§ **Recorded data**
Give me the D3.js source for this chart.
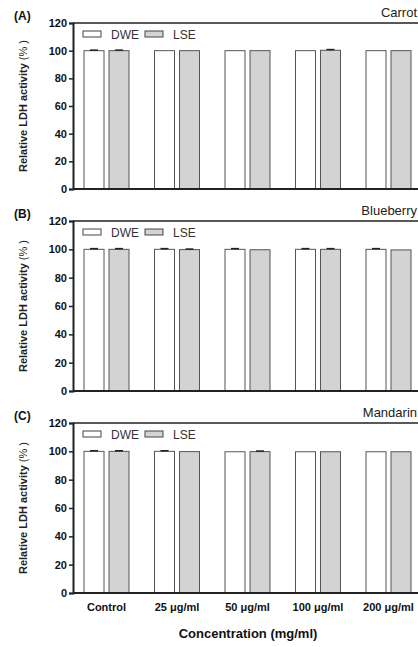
<!DOCTYPE html>
<html><head><meta charset="utf-8">
<script src="https://cdn.jsdelivr.net/npm/d3@7"></script>
<style>body{margin:0;background:#fff}svg{display:block}</style>
</head><body>
<svg id="c" width="418" height="647"></svg>
<script>
const categories = ["Control", "25 μg/ml", "50 μg/ml", "100 μg/ml", "200 μg/ml"];
const series = ["DWE", "LSE"];
const yTicks = [0, 20, 40, 60, 80, 100, 120];
const panelLabels = ["(A)", "(B)", "(C)"];
const panelTitles = ["Carrot", "Blueberry", "Mandarin"];
// values per panel: [DWE, LSE] per category
const carrotDWE = [100, 100, 100, 100, 100];
const carrotLSE = [100, 100, 100, 100.3, 100];
const carrotDWEerr = [0.4, 0, 0, 0, 0];
const carrotLSEerr = [0.4, 0, 0, 0.5, 0];
const blueberryDWE = [100, 100, 100, 100, 100];
const blueberryLSE = [100, 99.8, 99.7, 100, 99.6];
const blueberryDWEerr = [0.5, 0.5, 0.5, 0.5, 0.5];
const blueberryLSEerr = [0.5, 0.4, 0, 0.5, 0];
const mandarinDWE = [100, 100, 99.7, 99.7, 99.7];
const mandarinLSE = [100, 99.8, 99.8, 99.7, 99.7];
const mandarinDWEerr = [0.4, 0.4, 0, 0, 0];
const mandarinLSEerr = [0.4, 0, 0.4, 0, 0];

const panels = [
  {dwe: carrotDWE, lse: carrotLSE, de: carrotDWEerr, le: carrotLSEerr, top: 23, bottom: 189},
  {dwe: blueberryDWE, lse: blueberryLSE, de: blueberryDWEerr, le: blueberryLSEerr, top: 221, bottom: 391},
  {dwe: mandarinDWE, lse: mandarinLSE, de: mandarinDWEerr, le: mandarinLSEerr, top: 423, bottom: 593}
];

const svg = d3.select("#c");
const font = "Arial, 'Liberation Sans', sans-serif";
const axisX = 73, rightX = 420;
const x = d3.scaleBand().domain(categories).range([71.25, 423.75]).paddingInner(0).paddingOuter(0);
const sub = d3.scaleBand().domain(series).range([-22.5, 22.5]).paddingInner(0.2).paddingOuter(0);
const fills = {DWE: "#ffffff", LSE: "#d3d3d3"};

panels.forEach((p, pi) => {
  const y = d3.scaleLinear().domain([0, 120]).range([p.bottom, p.top]);
  const g = svg.append("g");
  // bars
  categories.forEach((c, i) => {
    series.forEach(s => {
      const v = s === "DWE" ? p.dwe[i] : p.lse[i];
      const e = s === "DWE" ? p.de[i] : p.le[i];
      const bx = x(c) + x.bandwidth() / 2 + sub(s);
      g.append("rect").attr("x", bx).attr("y", y(v)).attr("width", sub.bandwidth())
        .attr("height", y(0) - y(v)).attr("fill", fills[s]).attr("stroke", "#555").attr("stroke-width", 1);
      if (e > 0) {
        const cx = bx + sub.bandwidth() / 2;
        g.append("line").attr("x1", cx).attr("x2", cx).attr("y1", y(v)).attr("y2", y(v + e)).attr("stroke", "#222").attr("stroke-width", 1);
        g.append("line").attr("x1", cx - 4).attr("x2", cx + 4).attr("y1", y(v + e)).attr("y2", y(v + e)).attr("stroke", "#222").attr("stroke-width", 1.5);
      }
    });
  });
  // frame: top, left, bottom
  g.append("line").attr("x1", axisX).attr("x2", rightX).attr("y1", p.top).attr("y2", p.top).attr("stroke", "#222").attr("stroke-width", 1.5);
  g.append("line").attr("x1", axisX).attr("x2", rightX).attr("y1", p.bottom).attr("y2", p.bottom).attr("stroke", "#222").attr("stroke-width", 2);
  // y axis
  const ax = g.append("g").attr("transform", `translate(${axisX},0)`)
    .call(d3.axisLeft(y).tickValues(yTicks).tickSize(4).tickPadding(2));
  ax.select(".domain").attr("stroke", "#222").attr("stroke-width", 2);
  ax.selectAll(".tick line").attr("stroke", "#222").attr("stroke-width", 1.5);
  ax.selectAll(".tick text").attr("font-family", font).attr("font-size", 11).attr("font-weight", "bold").attr("fill", "#111");
  // y title
  const t = g.append("text").attr("transform", `translate(27,${(p.top + p.bottom) / 2}) rotate(-90)`)
    .attr("text-anchor", "middle").attr("font-family", font).attr("font-size", 11).attr("font-weight", "bold").attr("fill", "#222");
  t.append("tspan").text("Relative LDH activity ");
  t.append("tspan").attr("font-weight", "normal").text("(% )");
  // panel label
  g.append("text").attr("x", 14).attr("y", p.top - 3).attr("font-family", font).attr("font-size", 12).attr("font-weight", "bold").attr("fill", "#111").text(panelLabels[pi]);
  // panel title
  g.append("text").attr("x", 417).attr("y", p.top - 6).attr("text-anchor", "end").attr("font-family", font).attr("font-size", 13).attr("fill", "#222").text(panelTitles[pi]);
  // legend
  const ly = p.top + 11;
  const legX = [83, 145];
  series.forEach((s, si) => {
    g.append("rect").attr("x", legX[si]).attr("y", ly - 3).attr("width", 18).attr("height", 6)
      .attr("fill", fills[s]).attr("stroke", "#444").attr("stroke-width", 1);
    g.append("text").attr("x", legX[si] + 28).attr("y", ly + 4.5).attr("font-family", font).attr("font-size", 12).attr("fill", "#333").text(s);
  });
  // x labels only for last panel
  if (pi === 2) {
    categories.forEach(c => {
      g.append("text").attr("x", x(c) + x.bandwidth() / 2).attr("y", p.bottom + 18).attr("text-anchor", "middle")
        .attr("font-family", font).attr("font-size", 11).attr("font-weight", "bold").attr("fill", "#111").text(c);
    });
    g.append("text").attr("x", 248).attr("y", p.bottom + 45).attr("text-anchor", "middle")
      .attr("font-family", font).attr("font-size", 13).attr("font-weight", "bold").attr("fill", "#111").text("Concentration (mg/ml)");
  }
});
</script>
</body></html>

§ **Stated goal**
Could the lines from the top of the material through the line with "const mandarinLSEerr = [0.4, 0, 0.4, 0, 0];" be repeated exactly, pictures left out?

§ **Result**
Give me the D3.js source for this chart.
<!DOCTYPE html>
<html><head><meta charset="utf-8">
<script src="https://cdn.jsdelivr.net/npm/d3@7"></script>
<style>body{margin:0;background:#fff}svg{display:block}</style>
</head><body>
<svg id="c" width="418" height="647"></svg>
<script>
const categories = ["Control", "25 μg/ml", "50 μg/ml", "100 μg/ml", "200 μg/ml"];
const series = ["DWE", "LSE"];
const yTicks = [0, 20, 40, 60, 80, 100, 120];
const panelLabels = ["(A)", "(B)", "(C)"];
const panelTitles = ["Carrot", "Blueberry", "Mandarin"];
// values per panel: [DWE, LSE] per category
const carrotDWE = [100, 100, 100, 100, 100];
const carrotLSE = [100, 100, 100, 100.3, 100];
const carrotDWEerr = [0.4, 0, 0, 0, 0];
const carrotLSEerr = [0.4, 0, 0, 0.5, 0];
const blueberryDWE = [100, 100, 100, 100, 100];
const blueberryLSE = [100, 99.8, 99.7, 100, 99.6];
const blueberryDWEerr = [0.5, 0.5, 0.5, 0.5, 0.5];
const blueberryLSEerr = [0.5, 0.4, 0, 0.5, 0];
const mandarinDWE = [100, 100, 99.7, 99.7, 99.7];
const mandarinLSE = [100, 99.8, 99.8, 99.7, 99.7];
const mandarinDWEerr = [0.4, 0.4, 0, 0, 0];
const mandarinLSEerr = [0.4, 0, 0.4, 0, 0];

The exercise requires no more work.